Wow 8 weeks already! It's amazing how fast it goes. I am also wondering how the heck it got to be August already??!! I am torn between making this post only pictures and keeping it light or telling you all how I really feel.... oh you know me so well.
I am tired. Really tired. I am unsure I like the feeling's I am having. Although I don't remember much of the first year with the boys these feeling's feel somewhat familiar. Jett is terribly cute but also hard to manage some days. He has had tummy issues from day one - I even cut out dairy! In the last few days if he is not being held he is screaming (in the evening even if he is held is screaming) His sleep is atrocious... impossible to put down. He does get one good strech of 4 hours from about 10pm till 2am and then we are back to feeding every 2 hours.... it's a vicious cycle. I know my milk supply is plenty (I pumped the other day and in 10 minutes I got 8 oz - this mama makes enough milk for the school yard)
I am kind of at a loss. It's tiring and I feel so bad for the older boys who get so little of my attention these days. Like even right now Jett is laying down (which is rare - I got him to sleep by putting him on his tummy - I know I know call CFS see if I care) the boys are having quiet time and so I am alone for like maybe 10 minutes... till someone wants juice or a snack or boobie.
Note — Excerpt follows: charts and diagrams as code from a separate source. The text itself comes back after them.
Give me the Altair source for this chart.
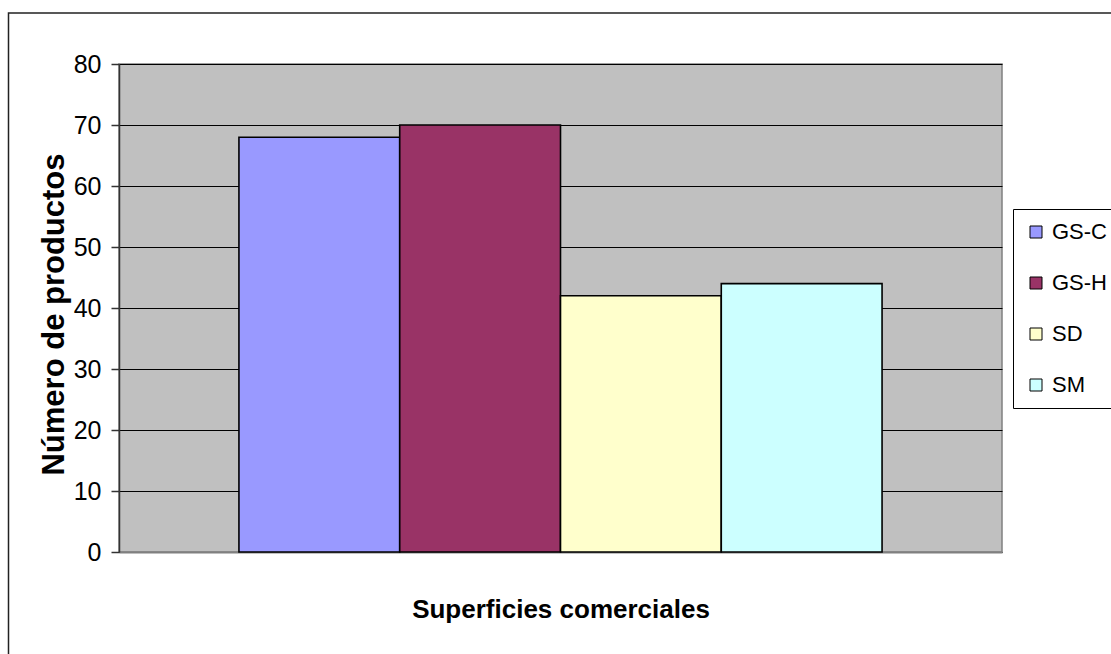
import altair as alt
import pandas as pd

# Number of products per retail surface type
series = ["GS-C", "GS-H", "SD", "SM"]
products = [68, 70, 42, 44]
colors = ["#9999FF", "#993366", "#FFFFCC", "#CCFFFF"]
y_ticks = [0, 10, 20, 30, 40, 50, 60, 70, 80]

df = pd.DataFrame({"serie": series, "productos": products})

SANS = "Liberation Sans, Arial, Helvetica"

bars = (
    alt.Chart(df)
    .mark_bar(stroke="black", strokeWidth=1.6)
    .encode(
        x=alt.X(
            "serie:N",
            sort=series,
            scale=alt.Scale(paddingInner=0, paddingOuter=0.746),
            axis=alt.Axis(
                title="Superficies comerciales",
                labels=False,
                ticks=False,
                grid=False,
                domainColor="#808080",
                domainWidth=2,
                titleFont=SANS,
                titleFontSize=26,
                titleFontWeight="bold",
                titleColor="black",
                titleY=65,
                titleBaseline="alphabetic",
            ),
        ),
        y=alt.Y(
            "productos:Q",
            scale=alt.Scale(domain=[0, 80], nice=False),
            axis=alt.Axis(
                title="Número de productos",
                values=y_ticks,
                grid=True,
                gridColor="black",
                gridWidth=1,
                domainColor="#333333",
                domainWidth=1.5,
                tickColor="#333333",
                tickWidth=1.5,
                tickSize=8,
                labelFont=SANS,
                labelFontSize=25,
                labelColor="black",
                labelPadding=10,
                titleFont=SANS,
                titleFontSize=31,
                titleFontWeight="bold",
                titleColor="black",
                titleAngle=270,
                titleX=-56,
                titleY=250,
                titleBaseline="alphabetic",
            ),
        ),
        fill=alt.Fill(
            "serie:N",
            sort=series,
            scale=alt.Scale(domain=series, range=colors),
            legend=alt.Legend(
                title=None,
                orient="none",
                legendX=894,
                legendY=145,
                padding=12,
                rowPadding=29,
                symbolType="square",
                symbolSize=144,
                symbolStrokeColor="black",
                symbolStrokeWidth=1,
                symbolOpacity=1,
                labelFont=SANS,
                labelFontSize=22,
                labelColor="black",
                labelOffset=5,
                strokeColor="black",
                fillColor="white",
            ),
        ),
    )
)

# Outer frame around the whole chart
frame = (
    alt.Chart(alt.Data(values=[{}]))
    .mark_rect(fill=None, stroke="#222222", strokeWidth=1.5)
    .encode(
        x=alt.value(-110.5),
        x2=alt.value(1010),
        y=alt.value(-51),
        y2=alt.value(620),
    )
)

chart = (
    alt.layer(frame, bars)
    .properties(
        width=883,
        height=488,
        autosize=alt.AutoSizeParams(type="none"),
        padding={"left": 119, "top": 64, "right": 109, "bottom": 102},
        background="white",
    )
    .configure_view(fill="#C0C0C0", stroke="#808080", strokeWidth=1.5)
)

chart.save("out.html", embed_options={"renderer": "svg", "actions": False})
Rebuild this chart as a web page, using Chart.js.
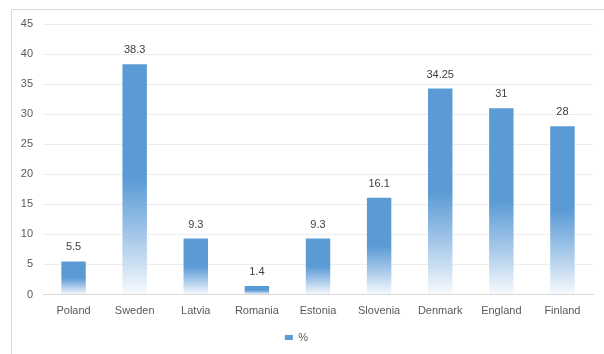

And for this next part if any of you are reading this and this is your life please don't comment about it.. I am happy for you and all but I don't want to hear it right now.. I can't handle hearing anymore people talking about how there infants sleep for 8-9 hour stretches!! Seriously shut up!! I even had to hide some people's status's from appearing in my facebook news feed cause I was going to throw up if I have to read it anymore.
I think part of me expected this would be easy.. I mean it is easy in comparison to having twins but yet I just thought it would be easier. Dave and I fight all the time.. mostly about either dealing with a screaming newborn or how to parent our other two. It's all tiring. And then this happened...
This morning I was sitting outside with a cup of coffee watching N & A ride their bikes and rocking J in his car seat with my foot re-reading Traveling Mercies (a life changing book - and yes Bud I will return it) I am not sure if I missed this part or what but today it practically jumped off the page...
"Christianity is about water. It's about baptism, full immersion, falling into something elemental and wet. Most of what we do in wordly life is gared toward our staying dry, looking good, not going under. But in baptism - in lakes and rain and tanks you agree to do something that's a little sloppy because at the same time it's holy and absurd. It's about surrender; giving in to all those things we can't control: it's a willingness to let go of balance and decorum and get drenched.
And in the Christian experience of baptism, the hope is that when you go under and you come out, maybe a little disoriented, you havn't dragged that old day along behind you. The hope, the belief is that a new day is upon you now. A day when you take God at God's word about cleanness and protection. "When though passeth thru the water, I will be with thee; and through the river's, they shall not overflow thee."
God isn't there to take away our suffering or pain but to fill it with his presence."
So there you have it.. I am such an imperfect parent and flawed woman BUT I am trusting that this too shall pass and with refinement and more grace than a girl knows what to do with.. I shall come out of the water facing a NEW day... better than the one I was holding onto... and for all those perfect people who post their perfect status's I hope you too find what your looking for.